Hoffman continued, expressing his happiness with joining the club. He said, “As freshmen year went on, I was feeling more and more out of shape. This year, I wanted to turn that around and get involved in some sort of sport or exercise. Having a small amount of experience in karate, I also enjoy exploring the different emphasis and techniques of Aikido.”

Vice President of the Aikido Club, Peter Dau ‘14, spoke of his love for Aikido as well. He explained, “I love Aikido for a lot of reasons. One is that it makes you feel great. Although one might not think it, Aikido is very relaxing, for the body as well as the mind. It is hard to practice effective martial arts when your mind is elsewhere, so there is an element of a kind of kinesthetic meditation and being present in the moment.

He continued, “There are times when I’m stressed about my workload and don’t think I have time to go to practice, but I go anyway, and I always end up feeling so refreshed and ready to go back to my homework when I leave. I also like that Aikido builds confidence in one’s ability to defend themselves, and I like knowing that if I need to protect myself, I can.”

The weekend consisted of six sessions, each of which was taught by a different master practitioner.

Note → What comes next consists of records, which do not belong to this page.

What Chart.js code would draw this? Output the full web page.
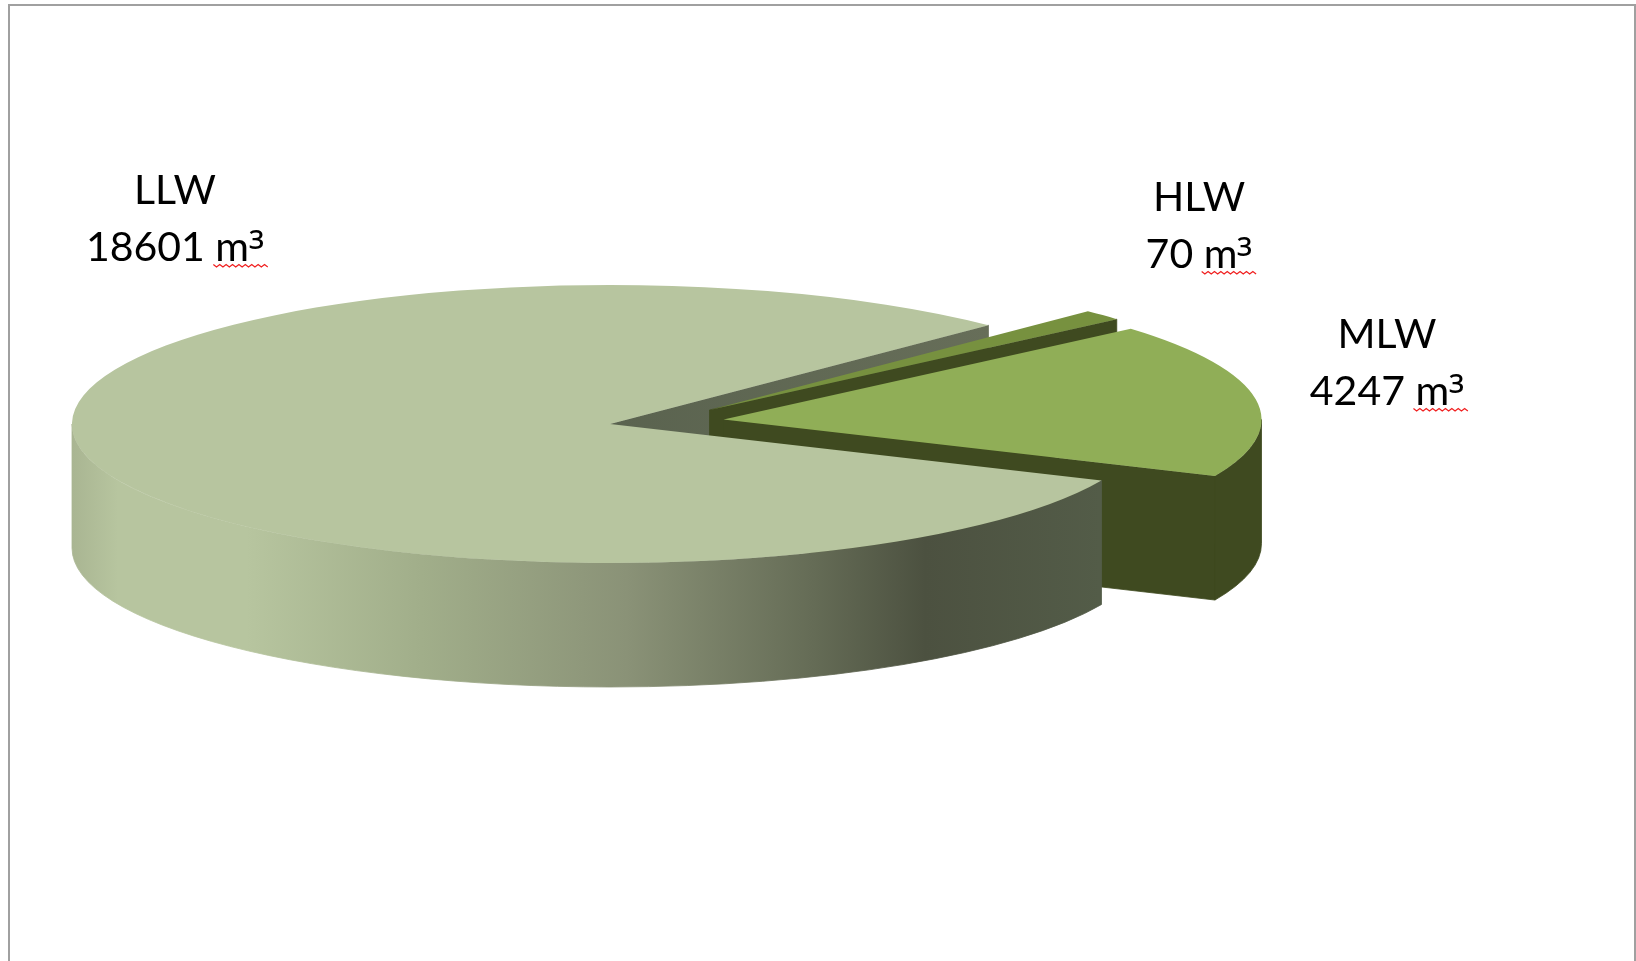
<!DOCTYPE html>
<html>
<head>
<meta charset="utf-8">
<title>Waste volumes</title>
<style>
  /* Lato's superscript three is too small next to the reference */
  @font-face {
    font-family: "BigCube";
    src: local("Open Sans");
    unicode-range: U+B3;
    size-adjust: 108%;
  }
  html, body { margin: 0; padding: 0; background: #fff; }
  canvas { display: block; }
</style>
</head>
<body>
<canvas id="pie" width="1636" height="961"></canvas>
<script src="https://cdn.jsdelivr.net/npm/chart.js@4"></script>
<script>
// clockwise from the back edge of LLW
const categories = ["HLW", "MLW", "LLW"];
const volumes = [70, 4247, 18601];
// slice sizes as drawn in the picture, in degrees (HLW is drawn wider than its volume)
const sliceDegrees = [4.5, 64.8, 290.7];
const topColors = ["#77913f", "#90ae57", "#b7c59f"];
const wallColors = ["#3f4a20", "#3f4a20", null];

// how the flat pie is laid down on the page
const CX = 610, CY = 424, RX = 538, RY = 139, DEPTH = 124;
const explodeX = [99.5, 113.5, 0];
const explodeY = [-14, -4.5, 0];
const labelX = [1199, 1387, 175];
const labelY = [211, 348, 204];
const LINE_GAP = 57;
const LABEL_FONT = '41px BigCube, Lato, "Noto Sans", sans-serif';

function point(i, angle, drop) {
  return [
    CX + explodeX[i] + RX * Math.cos(angle),
    CY + explodeY[i] + RY * Math.sin(angle) + drop,
  ];
}

function llwWallFill(ctx) {
  const g = ctx.createLinearGradient(72, 0, 1100, 0);
  const stops = [
    [0, "#a9b592"], [0.045, "#b7c59f"], [0.17, "#b7c59f"], [0.34, "#a1ae8a"],
    [0.54, "#8a9277"], [0.72, "#656c56"], [0.83, "#4c5140"], [1, "#535c48"],
  ];
  stops.forEach((s) => g.addColorStop(s[0], s[1]));
  return g;
}

function cutFill(ctx, i) {
  if (wallColors[i]) return wallColors[i];
  const g = ctx.createLinearGradient(CX, 0, CX + 380, 0);
  g.addColorStop(0, "#5a634f");
  g.addColorStop(1, "#676e59");
  return g;
}

function paint(ctx, fill) {
  // the thin stroke closes the seam between neighbouring faces
  ctx.fillStyle = fill;
  ctx.strokeStyle = fill;
  ctx.lineWidth = 0.8;
  ctx.fill();
  ctx.stroke();
}

function drawCutFace(ctx, i, angle) {
  const ax = CX + explodeX[i], ay = CY + explodeY[i];
  const rim = point(i, angle, 0);
  ctx.beginPath();
  ctx.moveTo(ax, ay);
  ctx.lineTo(rim[0], rim[1]);
  ctx.lineTo(rim[0], rim[1] + DEPTH);
  ctx.lineTo(ax, ay + DEPTH);
  ctx.closePath();
  paint(ctx, cutFill(ctx, i));
}

function drawOuterWall(ctx, i, from, to) {
  const ax = CX + explodeX[i], ay = CY + explodeY[i];
  ctx.beginPath();
  ctx.ellipse(ax, ay, RX, RY, 0, from, to);
  ctx.ellipse(ax, ay + DEPTH, RX, RY, 0, to, from, true);
  ctx.closePath();
  paint(ctx, wallColors[i] || llwWallFill(ctx));
}

const pie3d = {
  id: "pie3d",
  afterDatasetsUpdate(chart) {
    const arcs = chart.getDatasetMeta(0).data;
    const R = arcs[0].outerRadius;
    arcs.forEach((arc, i) => {
      arc.x += explodeX[i] * R / RX;
      arc.y += explodeY[i] * R / RY;
    });
  },
  beforeDraw(chart) {
    // sheet frame, open at the bottom
    const ctx = chart.ctx;
    ctx.save();
    ctx.strokeStyle = "#a0a0a0";
    ctx.lineWidth = 2;
    ctx.beginPath();
    ctx.moveTo(9, 961);
    ctx.lineTo(9, 5);
    ctx.lineTo(1635, 5);
    ctx.lineTo(1635, 961);
    ctx.stroke();
    ctx.restore();
  },
  beforeDatasetsDraw(chart) {
    const ctx = chart.ctx;
    const arcs = chart.getDatasetMeta(0).data;
    const area = chart.chartArea;
    const R = arcs[0].outerRadius;

    ctx.save();
    // LLW first so the exploded slices sit over its cut face
    [2, 0, 1].forEach((i) => {
      if (Math.cos(arcs[i].endAngle) > 0) drawCutFace(ctx, i, arcs[i].endAngle);
      if (Math.cos(arcs[i].startAngle) < 0) drawCutFace(ctx, i, arcs[i].startAngle);
    });
    [0, 1, 2].forEach((i) => {
      const from = Math.max(arcs[i].startAngle, 0);
      const to = Math.min(arcs[i].endAngle, Math.PI);
      if (to > from) drawOuterWall(ctx, i, from, to);
    });
    ctx.restore();

    ctx.save();
    ctx.translate(CX, CY);
    ctx.scale(RX / R, RY / R);
    ctx.translate(-(area.left + area.right) / 2, -(area.top + area.bottom) / 2);
  },
  afterDatasetsDraw(chart) {
    const ctx = chart.ctx;
    ctx.restore();

    ctx.save();
    ctx.font = LABEL_FONT;
    ctx.fillStyle = "#000";
    ctx.textAlign = "center";
    ctx.textBaseline = "alphabetic";
    categories.forEach((name, i) => {
      const line = `${volumes[i]} m³`;
      ctx.fillText(name, labelX[i], labelY[i]);
      ctx.fillText(line, labelX[i], labelY[i] + LINE_GAP);

      // spell checker squiggle below the unit
      const full = ctx.measureText(line).width;
      const unit = ctx.measureText("m³").width;
      const right = labelX[i] + full / 2 + 3;
      const left = right - unit - 5;
      const y = labelY[i] + LINE_GAP + 3.5;
      ctx.strokeStyle = "#f02020";
      ctx.lineWidth = 1.3;
      ctx.beginPath();
      ctx.moveTo(left, y);
      for (let x = left, k = 1; x < right; x += 3.2, k++) {
        ctx.lineTo(x + 3.2, y + (k % 2 ? 2.4 : 0));
      }
      ctx.stroke();
    });
    ctx.restore();
  },
};

function drawChart() {
  new Chart(document.getElementById("pie"), {
    type: "pie",
    data: {
      labels: categories,
      datasets: [
        {
          data: sliceDegrees,
          backgroundColor: topColors,
          borderWidth: 0,
          clip: false,
        },
      ],
    },
    options: {
      responsive: false,
      animation: false,
      rotation: 44.7,
      layout: { padding: 0 },
      events: [],
      plugins: { legend: { display: false }, tooltip: { enabled: false } },
    },
    plugins: [pie3d],
  });
}

document.fonts.load(LABEL_FONT, "m³").then(drawChart, drawChart);
</script>
</body>
</html>
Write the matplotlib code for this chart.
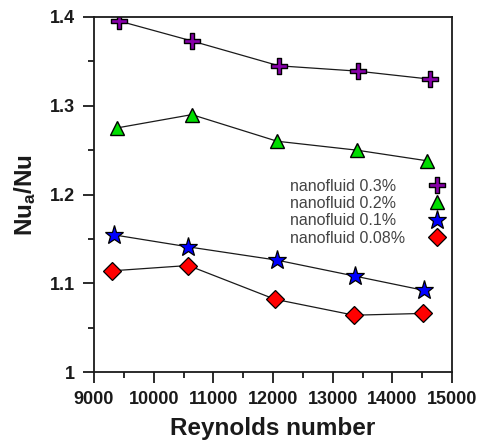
import matplotlib
matplotlib.use("Agg")
import matplotlib.pyplot as plt
from matplotlib.ticker import MultipleLocator
from matplotlib.path import Path

plt.rcParams['font.family'] = ['Liberation Sans', 'DejaVu Sans']
plt.rcParams['mathtext.fontset'] = 'custom'
plt.rcParams['mathtext.rm'] = 'Liberation Sans:bold'
plt.rcParams['mathtext.it'] = 'Liberation Sans:bold'
plt.rcParams['mathtext.bf'] = 'Liberation Sans:bold'

# Data
re_03 = [9420, 10640, 12100, 13420, 14630]
nu_03 = [1.3955, 1.373, 1.345, 1.339, 1.330]
re_02 = [9385, 10640, 12070, 13400, 14580]
nu_02 = [1.275, 1.290, 1.260, 1.250, 1.238]
re_01 = [9335, 10580, 12070, 13375, 14530]
nu_01 = [1.1545, 1.141, 1.126, 1.108, 1.092]
re_008 = [9300, 10580, 12030, 13357, 14513]
nu_008 = [1.114, 1.120, 1.082, 1.064, 1.066]
labels = ['nanofluid 0.3%', 'nanofluid 0.2%', 'nanofluid 0.1%', 'nanofluid 0.08%']

# plus marker shape with moderately thin arms
a = 0.24
plus_verts = [(-a, -1), (a, -1), (a, -a), (1, -a), (1, a), (a, a), (a, 1), (-a, 1),
              (-a, a), (-1, a), (-1, -a), (-a, -a), (-a, -1)]
plus_marker = Path(plus_verts, closed=True)

fig = plt.figure(figsize=(4.8, 4.48), dpi=100)
ax = fig.add_axes([94/480, 1 - 372/448, 358/480, 355/448])

lc = '#1a1a1a'
ax.plot(re_03, nu_03, '-', color=lc, lw=0.9, marker=plus_marker, ms=12, mfc='#8800aa', mec='black', mew=1.0, label=labels[0])
ax.plot(re_02, nu_02, '-', color=lc, lw=0.9, marker='^', ms=10.5, mfc='#00dd00', mec='black', mew=1.0, label=labels[1])
ax.plot(re_01, nu_01, '-', color=lc, lw=0.9, marker='*', ms=14, mfc='#0000ff', mec='black', mew=0.9, label=labels[2])
ax.plot(re_008, nu_008, '-', color=lc, lw=0.9, marker='D', ms=9.5, mfc='#ff0000', mec='black', mew=0.9, label=labels[3])

ax.set_xlim(9000, 15000)
ax.set_ylim(1.0, 1.4)
ax.xaxis.set_major_locator(MultipleLocator(1000))
ax.xaxis.set_minor_locator(MultipleLocator(500))
ax.yaxis.set_minor_locator(MultipleLocator(0.05))
ax.set_yticks([1.0, 1.1, 1.2, 1.3, 1.4])
ax.set_yticklabels(['1', '1.1', '1.2', '1.3', '1.4'])

ax.tick_params(which='major', direction='out', length=8, width=1.3, color='#1a1a1a',
               labelsize=13, pad=6)
ax.tick_params(which='minor', direction='out', length=4.5, width=1.3, color='#1a1a1a')
for lab in ax.get_xticklabels() + ax.get_yticklabels():
    lab.set_fontweight('bold')
    lab.set_color('#1a1a1a')
for s in ax.spines.values():
    s.set_linewidth(1.3)
    s.set_color('#1a1a1a')

ax.set_xlabel('Reynolds number', fontsize=17.5, fontweight='bold', color='#1a1a1a', labelpad=6)
ax.set_ylabel('Nu$_{a}$/Nu', fontsize=17.5, fontweight='bold', color='#1a1a1a', labelpad=8)

fs_leg = 11.5
pad_em = 1.0
leg = ax.legend(loc='upper left', bbox_to_anchor=(0.547, 0.545), frameon=False,
                markerfirst=False, fontsize=fs_leg, labelspacing=0.15, handletextpad=pad_em,
                borderpad=0, borderaxespad=0, handlelength=2.0, numpoints=1)
for t in leg.get_texts():
    t.set_color('#444444')
for h in leg.legend_handles:
    h.set_linestyle('None')

# left-align legend texts while keeping markers in one column
fig.canvas.draw()
renderer = fig.canvas.get_renderer()
widths = [t.get_window_extent(renderer).width for t in leg.get_texts()]
maxw = max(widths)
col = leg._legend_handle_box.get_children()[0]
col.align = 'left'
sep_px = pad_em * fs_leg * fig.dpi / 72
for row, w in zip(col.get_children(), widths):
    row.sep = (sep_px + (maxw - w)) * 72 / fig.dpi

fig.savefig('out.png', dpi=100)
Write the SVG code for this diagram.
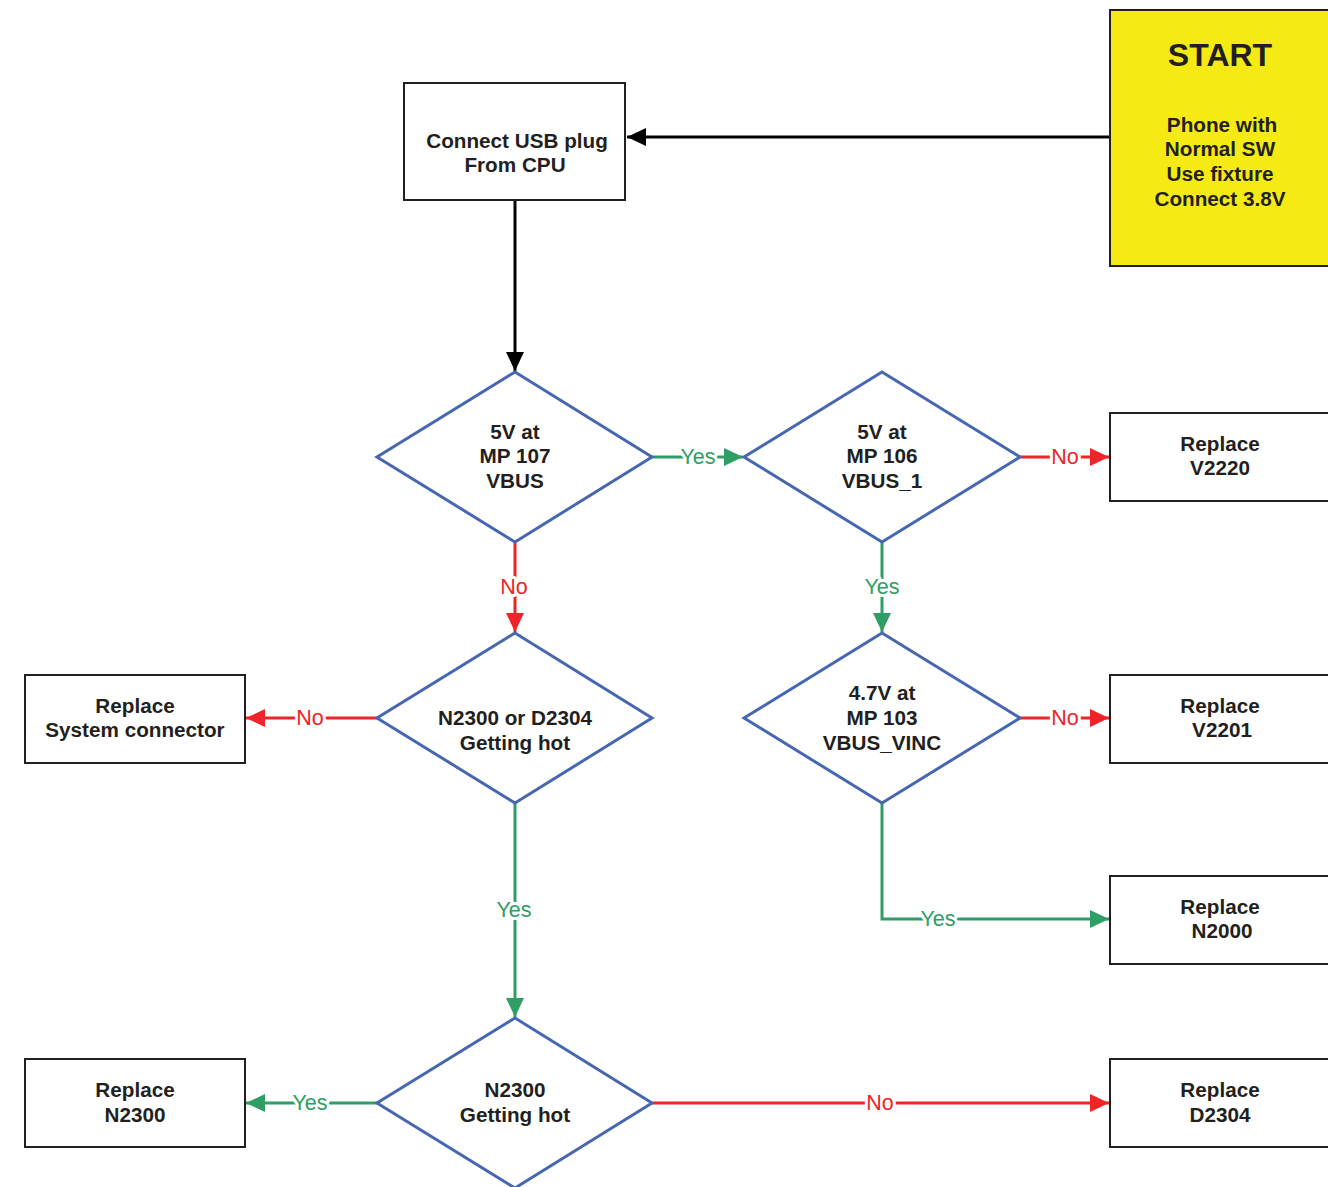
<svg xmlns="http://www.w3.org/2000/svg" width="1328" height="1187" viewBox="0 0 1328 1187">
<style>
.box{fill:#fff;stroke:#231F20;stroke-width:2}
.start{fill:#F5EA14;stroke:#231F20;stroke-width:2}
.dia{fill:#fff;stroke:#4767B2;stroke-width:3}
.t{font-family:"Liberation Sans",Arial,sans-serif;font-weight:bold;font-size:20.7px;fill:#231F20;text-anchor:middle}
.big{font-size:32px}
.lbl{font-family:"Liberation Sans",Arial,sans-serif;font-size:21.5px;text-anchor:middle;stroke:#fff;stroke-width:6px;paint-order:stroke;stroke-linejoin:round}
.k{fill:none;stroke:#000;stroke-width:3}
.g{fill:none;stroke:#2E9E64;stroke-width:3}
.r{fill:none;stroke:#EE2428;stroke-width:3}
.lg{fill:#2E9E64}
.lr{fill:#EE2428}
</style>
<defs>
<marker id="ak" markerUnits="userSpaceOnUse" markerWidth="22" markerHeight="20" refX="19" refY="9" orient="auto"><path d="M0,0 L19,9 L0,18 z" fill="#000"/></marker>
<marker id="ag" markerUnits="userSpaceOnUse" markerWidth="22" markerHeight="20" refX="19" refY="9" orient="auto"><path d="M0,0 L19,9 L0,18 z" fill="#2E9E64"/></marker>
<marker id="ar" markerUnits="userSpaceOnUse" markerWidth="22" markerHeight="20" refX="19" refY="9" orient="auto"><path d="M0,0 L19,9 L0,18 z" fill="#EE2428"/></marker>
</defs>
<rect width="1328" height="1187" fill="#fff"/>

<g id="connectors">
<path class="k" d="M1110,137 H627" marker-end="url(#ak)"/>
<path class="k" d="M515,200 V371" marker-end="url(#ak)"/>
<path class="g" d="M652,457 H743" marker-end="url(#ag)"/>
<path class="r" d="M1020,457 H1109" marker-end="url(#ar)"/>
<path class="r" d="M515,542 V632" marker-end="url(#ar)"/>
<path class="g" d="M882,542 V632" marker-end="url(#ag)"/>
<path class="r" d="M377,718 H246" marker-end="url(#ar)"/>
<path class="r" d="M1020,718 H1109" marker-end="url(#ar)"/>
<path class="g" d="M515,803 V1017" marker-end="url(#ag)"/>
<path class="g" d="M882,803 V919 H1109" marker-end="url(#ag)"/>
<path class="g" d="M377,1103 H246" marker-end="url(#ag)"/>
<path class="r" d="M652,1103 H1109" marker-end="url(#ar)"/>
<text class="lbl lg" x="698" y="464">Yes</text>
<text class="lbl lr" x="1065" y="464">No</text>
<text class="lbl lr" x="514" y="594">No</text>
<text class="lbl lg" x="882" y="594">Yes</text>
<text class="lbl lr" x="310" y="725">No</text>
<text class="lbl lr" x="1065" y="725">No</text>
<text class="lbl lg" x="514" y="917">Yes</text>
<text class="lbl lg" x="938" y="926">Yes</text>
<text class="lbl lg" x="310" y="1110">Yes</text>
<text class="lbl lr" x="880" y="1110">No</text>
</g>

<g id="start">
<rect class="start" x="1110" y="10" width="240" height="256"/>
<text class="t big" x="1220" y="66">START</text>
<text class="t" x="1222" y="132">Phone with</text>
<text class="t" x="1220" y="156">Normal SW</text>
<text class="t" x="1220" y="181">Use fixture</text>
<text class="t" x="1220" y="206">Connect 3.8V</text>
</g>

<g id="connect-usb">
<rect class="box" x="404" y="83" width="221" height="117"/>
<text class="t" x="517" y="148">Connect USB plug</text>
<text class="t" x="515" y="172">From CPU</text>
</g>

<g id="d-mp107">
<path class="dia" d="M515,372 L652,457 L515,542 L377,457 Z"/>
<text class="t" x="515" y="439">5V at</text>
<text class="t" x="515" y="463">MP 107</text>
<text class="t" x="515" y="488">VBUS</text>
</g>

<g id="d-mp106">
<path class="dia" d="M882,372 L1020,457 L882,542 L744,457 Z"/>
<text class="t" x="882" y="439">5V at</text>
<text class="t" x="882" y="463">MP 106</text>
<text class="t" x="882" y="488">VBUS_1</text>
</g>

<g id="r-v2220">
<rect class="box" x="1110" y="413" width="240" height="88"/>
<text class="t" x="1220" y="451">Replace</text>
<text class="t" x="1220" y="475">V2220</text>
</g>

<g id="d-hot1">
<path class="dia" d="M515,633 L652,718 L515,803 L377,718 Z"/>
<text class="t" x="515" y="725">N2300 or D2304</text>
<text class="t" x="515" y="750">Getting hot</text>
</g>

<g id="d-mp103">
<path class="dia" d="M882,633 L1020,718 L882,803 L744,718 Z"/>
<text class="t" x="882" y="700">4.7V at</text>
<text class="t" x="882" y="725">MP 103</text>
<text class="t" x="882" y="750">VBUS_VINC</text>
</g>

<g id="r-sysconn">
<rect class="box" x="25" y="675" width="220" height="88"/>
<text class="t" x="135" y="713">Replace</text>
<text class="t" x="135" y="737">System connector</text>
</g>

<g id="r-v2201">
<rect class="box" x="1110" y="675" width="240" height="88"/>
<text class="t" x="1220" y="713">Replace</text>
<text class="t" x="1222" y="737">V2201</text>
</g>

<g id="r-n2000">
<rect class="box" x="1110" y="876" width="240" height="88"/>
<text class="t" x="1220" y="914">Replace</text>
<text class="t" x="1222" y="938">N2000</text>
</g>

<g id="d-hot2">
<path class="dia" d="M515,1018 L652,1103 L515,1188 L377,1103 Z"/>
<text class="t" x="515" y="1097">N2300</text>
<text class="t" x="515" y="1122">Getting hot</text>
</g>

<g id="r-n2300">
<rect class="box" x="25" y="1059" width="220" height="88"/>
<text class="t" x="135" y="1097">Replace</text>
<text class="t" x="135" y="1122">N2300</text>
</g>

<g id="r-d2304">
<rect class="box" x="1110" y="1059" width="240" height="88"/>
<text class="t" x="1220" y="1097">Replace</text>
<text class="t" x="1220" y="1122">D2304</text>
</g>
</svg>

According to Dau, “The Aikido Club thinks that it is important to hold events like the Fall festival to bring the Aikido community closer together. We hope to continue with this tradition in the coming years. If people are interested in a fun, safe way to learn to defend themselves, make new friends, learn a new school and become more confident, they should come by practice. They are commitment free: Tuesday, Thursday, and Sunday 8-10 in the Fitness MPR.”